The ideal candidate will be an innovative self-starter with comprehensive knowledge of the full technical stack - from bare metal server hardware to userland software. You'll work on delivering continuous price performance improvements for AI model training, including multi-billion variable LLMs. The role requires excellent system debugging skills and the ability to find interaction issues between server components.
As part of the Hardware Engineering AI/ML development team, you'll collaborate with various roles across AWS, including SDEs, Hardware Engineers, TPMs, and other teams. The position offers the opportunity to work on global-scale projects with development teams in Seattle, Cupertino, and Austin, impacting AWS's worldwide datacenter operations.

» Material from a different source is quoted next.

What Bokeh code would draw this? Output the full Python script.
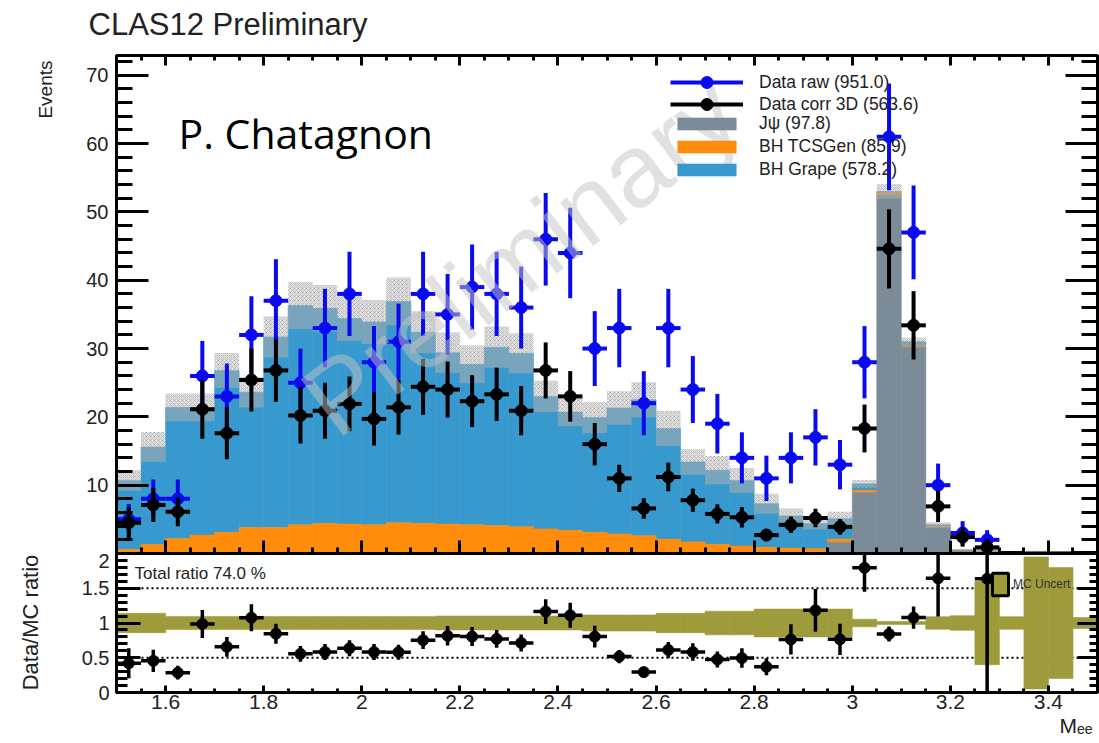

Key responsibilities include solving complex architectural problems, owning team systems, proactively identifying and addressing deficiencies, and decomposing challenging server system testability issues into manageable components. You'll use a combination of hardware, software, system designs, x86 architecture, and operational knowledge to deliver solutions that directly benefit AWS customers.
The role offers competitive compensation, comprehensive benefits, and the chance to work at the forefront of cloud computing technology. You'll be part of AWS's innovative culture that values learning, diversity, and work-life harmony, with opportunities for career growth and mentorship in a fast-paced, dynamic environment.